- **What you should do**
Copy out the listing that follows, exact in every word, and skip the images.

[Source code of charts]
□ □ □

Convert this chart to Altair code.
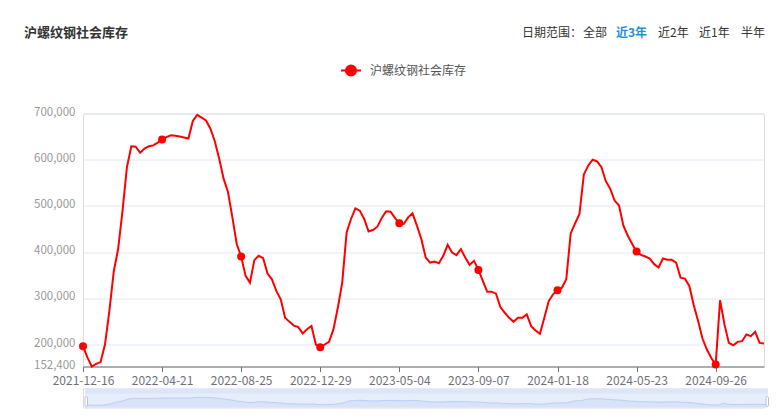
import altair as alt
import pandas as pd

title_text = "沪螺纹钢社会库存"
series_name = "沪螺纹钢社会库存"
start_date = "2021-12-16"
end_date = "2024-12-12"
skipped_dates = ["2023-10-05"]

values = [
    196000, 172000, 152400, 158000, 162000, 200000, 272000, 358000, 407000, 490000,
    584000, 629000, 628000, 615000, 624000, 629000, 631000, 637000, 643500, 649000,
    653000, 652000, 650000, 648000, 646000, 684000, 697000, 691000, 685000, 667000,
    640000, 602000, 559000, 530000, 475000, 417000, 390500, 348500, 334000, 382600,
    392000, 387000, 353500, 341000, 316000, 298000, 258000, 249000, 241000, 237500,
    224000, 233000, 240000, 200000, 194000, 200000, 205700, 232600, 279600, 334000,
    442600, 471700, 494800, 489800, 471700, 444800, 447800, 455000, 474000, 488300,
    487600, 474000, 462200, 460900, 475200, 484000, 457200, 428300, 388300, 377400,
    379600, 376000, 392000, 415900, 399100, 393500, 406500, 388300, 372400, 381100,
    361500, 337600, 314400, 314400, 310000, 281000, 268700, 257800, 249100, 257800,
    257800, 265200, 239800, 230400, 223000, 257800, 294000, 308700, 317400, 323000,
    341300, 440400, 462200, 482600, 568100, 587600, 600000, 596300, 583900, 553500,
    537000, 511500, 500700, 457200, 435400, 417400, 401300, 394100, 390500, 386100,
    373900, 366600, 386100, 383300, 383300, 377400, 344800, 342600, 326700, 285400,
    250700, 213000, 189100, 170900, 156500, 295700, 243500, 203500, 198500, 205700,
    207200, 221700, 218000, 227400, 203500, 202200,
]

tick_labels = ["2021-12-16", "2022-04-21", "2022-08-25", "2022-12-29", "2023-05-04",
               "2023-09-07", "2024-01-18", "2024-05-23", "2024-09-26"]
y_ticks = [152400, 200000, 300000, 400000, 500000, 600000, 700000]
range_labels = ["日期范围：", "全部", "近3年", "近2年", "近1年", "半年"]
range_x = [439, 500, 533, 575, 616, 658]
active_range = "近3年"

weeks = pd.date_range(start_date, end_date, freq="7D").strftime("%Y-%m-%d")
dates = [d for d in weeks if d not in skipped_dates][:len(values)]
df = pd.DataFrame({"date": dates, "value": values[:len(dates)], "series": series_name})
df_pts = df[df["date"].isin(tick_labels)]

W, H = 681, 253
RED = "#ff0000"
FONT = "Noto Sans CJK SC"

xenc = alt.X("date:O", sort=None,
             scale=alt.Scale(type="point", padding=0),
             axis=alt.Axis(values=tick_labels, labelAngle=0, title=None,
                           domainColor="#6e7079", tickColor="#6e7079", tickSize=5,
                           labelColor="#6e7079", labelFontSize=12, labelPadding=4,
                           grid=False, labelOverlap=False, labelFont=FONT))
yenc = alt.Y("value:Q",
             scale=alt.Scale(domain=[152400, 700000], nice=False, zero=False),
             axis=alt.Axis(values=y_ticks, format=",.0f", title=None, domain=False, ticks=False,
                           labelColor="#999999", labelFontSize=11.5, labelPadding=8,
                           labelOffset=-1.5, gridColor="#e0e6f1", labelFont=FONT))

legend_path = "M-1,0L1,0M-0.5,0A0.5,0.5 0 1,0 0.5,0A0.5,0.5 0 1,0 -0.5,0Z"

line = alt.Chart(df).mark_line(strokeWidth=2, color=RED).encode(
    x=xenc, y=yenc,
    color=alt.Color("series:N", scale=alt.Scale(range=[RED]),
                    legend=alt.Legend(orient="none", legendX=257, legendY=-54, title=None,
                                      symbolType=legend_path, symbolSize=400,
                                      symbolStrokeWidth=2, symbolFillColor=RED,
                                      symbolStrokeColor=RED, labelOffset=8,
                                      labelFontSize=12, labelColor="#555555",
                                      labelFont=FONT)),
)
pts = alt.Chart(df_pts).mark_circle(size=64, color=RED, opacity=1).encode(x="date:O", y="value:Q")

layers = [line, pts]
title_layer = alt.Chart(pd.DataFrame({"t": [title_text]})).mark_text(
    align="left", baseline="middle", fontSize=13, fontWeight="bold", color="#333333", font=FONT
).encode(text="t:N", x=alt.value(-59), y=alt.value(-81))
layers.append(title_layer)
for lab, xv in zip(range_labels, range_x):
    active = lab == active_range
    layers.append(alt.Chart(pd.DataFrame({"t": [lab]})).mark_text(
        align="left", baseline="middle", fontSize=12, font=FONT,
        fontWeight="bold" if active else "normal",
        color="#1e90e0" if active else "#333333",
    ).encode(text="t:N", x=alt.value(xv), y=alt.value(-81)))

main = alt.layer(*layers).properties(width=W, height=H)

one = pd.DataFrame({"k": [0]})
SH = 19
bg = alt.Chart(one).mark_rect(color="#e6eefc").encode(
    x=alt.value(2), x2=alt.value(W + 4), y=alt.value(0), y2=alt.value(SH))
strip = alt.Chart(one).mark_rect(color="#dde6f7").encode(
    x=alt.value(2), x2=alt.value(W + 4), y=alt.value(0), y2=alt.value(5))
area = alt.Chart(df).mark_area(color="#d2ddf7", line={"color": "#b3c6f2", "strokeWidth": 0.8}).encode(
    x=alt.X("date:O", sort=None, scale=alt.Scale(type="point", padding=0, range=[2, W + 3]), axis=None),
    y=alt.Y("value:Q", scale=alt.Scale(domain=[0, 1300000]), axis=None),
)
h1 = alt.Chart(one).mark_rect(color="#ffffff", stroke="#a9b3c6", strokeWidth=0.8, cornerRadius=2).encode(
    x=alt.value(2), x2=alt.value(4.5), y=alt.value(8), y2=alt.value(18))
h2 = alt.Chart(one).mark_rect(color="#ffffff", stroke="#a9b3c6", strokeWidth=0.8, cornerRadius=2).encode(
    x=alt.value(W + 2), x2=alt.value(W + 4.5), y=alt.value(8), y2=alt.value(18))
slider = alt.layer(bg, strip, area, h1, h2).properties(width=W, height=SH)

chart = alt.vconcat(main, slider, spacing=22, bounds="flush").properties(
    padding={"left": 15, "top": 17.5, "right": 0, "bottom": 0}
).configure_view(strokeWidth=0).configure(font=FONT)

chart.save("out.html", embed_options={"renderer": "svg", "actions": False})
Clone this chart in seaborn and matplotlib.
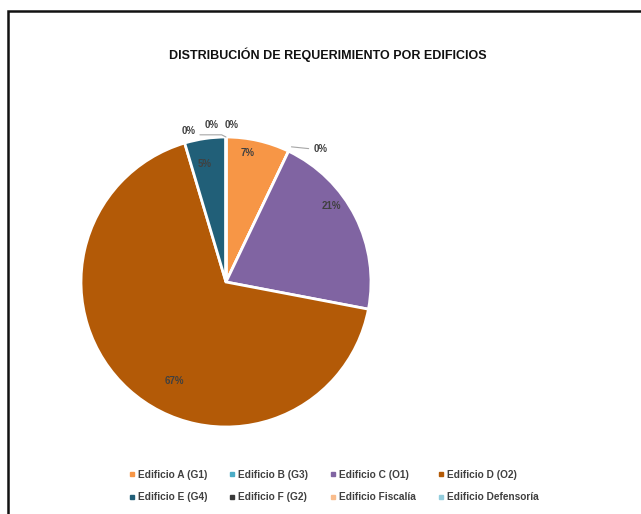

□ □ □

- **Solution for this exercise**
Convert this chart to Altair code.
import altair as alt
import pandas as pd

title_text = "沪螺纹钢社会库存"
series_name = "沪螺纹钢社会库存"
start_date = "2021-12-16"
end_date = "2024-12-12"
skipped_dates = ["2023-10-05"]

values = [
    196000, 172000, 152400, 158000, 162000, 200000, 272000, 358000, 407000, 490000,
    584000, 629000, 628000, 615000, 624000, 629000, 631000, 637000, 643500, 649000,
    653000, 652000, 650000, 648000, 646000, 684000, 697000, 691000, 685000, 667000,
    640000, 602000, 559000, 530000, 475000, 417000, 390500, 348500, 334000, 382600,
    392000, 387000, 353500, 341000, 316000, 298000, 258000, 249000, 241000, 237500,
    224000, 233000, 240000, 200000, 194000, 200000, 205700, 232600, 279600, 334000,
    442600, 471700, 494800, 489800, 471700, 444800, 447800, 455000, 474000, 488300,
    487600, 474000, 462200, 460900, 475200, 484000, 457200, 428300, 388300, 377400,
    379600, 376000, 392000, 415900, 399100, 393500, 406500, 388300, 372400, 381100,
    361500, 337600, 314400, 314400, 310000, 281000, 268700, 257800, 249100, 257800,
    257800, 265200, 239800, 230400, 223000, 257800, 294000, 308700, 317400, 323000,
    341300, 440400, 462200, 482600, 568100, 587600, 600000, 596300, 583900, 553500,
    537000, 511500, 500700, 457200, 435400, 417400, 401300, 394100, 390500, 386100,
    373900, 366600, 386100, 383300, 383300, 377400, 344800, 342600, 326700, 285400,
    250700, 213000, 189100, 170900, 156500, 295700, 243500, 203500, 198500, 205700,
    207200, 221700, 218000, 227400, 203500, 202200,
]

tick_labels = ["2021-12-16", "2022-04-21", "2022-08-25", "2022-12-29", "2023-05-04",
               "2023-09-07", "2024-01-18", "2024-05-23", "2024-09-26"]
y_ticks = [152400, 200000, 300000, 400000, 500000, 600000, 700000]
range_labels = ["日期范围：", "全部", "近3年", "近2年", "近1年", "半年"]
range_x = [439, 500, 533, 575, 616, 658]
active_range = "近3年"

weeks = pd.date_range(start_date, end_date, freq="7D").strftime("%Y-%m-%d")
dates = [d for d in weeks if d not in skipped_dates][:len(values)]
df = pd.DataFrame({"date": dates, "value": values[:len(dates)], "series": series_name})
df_pts = df[df["date"].isin(tick_labels)]

W, H = 681, 253
RED = "#ff0000"
FONT = "Noto Sans CJK SC"

xenc = alt.X("date:O", sort=None,
             scale=alt.Scale(type="point", padding=0),
             axis=alt.Axis(values=tick_labels, labelAngle=0, title=None,
                           domainColor="#6e7079", tickColor="#6e7079", tickSize=5,
                           labelColor="#6e7079", labelFontSize=12, labelPadding=4,
                           grid=False, labelOverlap=False, labelFont=FONT))
yenc = alt.Y("value:Q",
             scale=alt.Scale(domain=[152400, 700000], nice=False, zero=False),
             axis=alt.Axis(values=y_ticks, format=",.0f", title=None, domain=False, ticks=False,
                           labelColor="#999999", labelFontSize=11.5, labelPadding=8,
                           labelOffset=-1.5, gridColor="#e0e6f1", labelFont=FONT))

legend_path = "M-1,0L1,0M-0.5,0A0.5,0.5 0 1,0 0.5,0A0.5,0.5 0 1,0 -0.5,0Z"

line = alt.Chart(df).mark_line(strokeWidth=2, color=RED).encode(
    x=xenc, y=yenc,
    color=alt.Color("series:N", scale=alt.Scale(range=[RED]),
                    legend=alt.Legend(orient="none", legendX=257, legendY=-54, title=None,
                                      symbolType=legend_path, symbolSize=400,
                                      symbolStrokeWidth=2, symbolFillColor=RED,
                                      symbolStrokeColor=RED, labelOffset=8,
                                      labelFontSize=12, labelColor="#555555",
                                      labelFont=FONT)),
)
pts = alt.Chart(df_pts).mark_circle(size=64, color=RED, opacity=1).encode(x="date:O", y="value:Q")

layers = [line, pts]
title_layer = alt.Chart(pd.DataFrame({"t": [title_text]})).mark_text(
    align="left", baseline="middle", fontSize=13, fontWeight="bold", color="#333333", font=FONT
).encode(text="t:N", x=alt.value(-59), y=alt.value(-81))
layers.append(title_layer)
for lab, xv in zip(range_labels, range_x):
    active = lab == active_range
    layers.append(alt.Chart(pd.DataFrame({"t": [lab]})).mark_text(
        align="left", baseline="middle", fontSize=12, font=FONT,
        fontWeight="bold" if active else "normal",
        color="#1e90e0" if active else "#333333",
    ).encode(text="t:N", x=alt.value(xv), y=alt.value(-81)))

main = alt.layer(*layers).properties(width=W, height=H)

one = pd.DataFrame({"k": [0]})
SH = 19
bg = alt.Chart(one).mark_rect(color="#e6eefc").encode(
    x=alt.value(2), x2=alt.value(W + 4), y=alt.value(0), y2=alt.value(SH))
strip = alt.Chart(one).mark_rect(color="#dde6f7").encode(
    x=alt.value(2), x2=alt.value(W + 4), y=alt.value(0), y2=alt.value(5))
area = alt.Chart(df).mark_area(color="#d2ddf7", line={"color": "#b3c6f2", "strokeWidth": 0.8}).encode(
    x=alt.X("date:O", sort=None, scale=alt.Scale(type="point", padding=0, range=[2, W + 3]), axis=None),
    y=alt.Y("value:Q", scale=alt.Scale(domain=[0, 1300000]), axis=None),
)
h1 = alt.Chart(one).mark_rect(color="#ffffff", stroke="#a9b3c6", strokeWidth=0.8, cornerRadius=2).encode(
    x=alt.value(2), x2=alt.value(4.5), y=alt.value(8), y2=alt.value(18))
h2 = alt.Chart(one).mark_rect(color="#ffffff", stroke="#a9b3c6", strokeWidth=0.8, cornerRadius=2).encode(
    x=alt.value(W + 2), x2=alt.value(W + 4.5), y=alt.value(8), y2=alt.value(18))
slider = alt.layer(bg, strip, area, h1, h2).properties(width=W, height=SH)

chart = alt.vconcat(main, slider, spacing=22, bounds="flush").properties(
    padding={"left": 15, "top": 17.5, "right": 0, "bottom": 0}
).configure_view(strokeWidth=0).configure(font=FONT)

chart.save("out.html", embed_options={"renderer": "svg", "actions": False})
Clone this chart in seaborn and matplotlib.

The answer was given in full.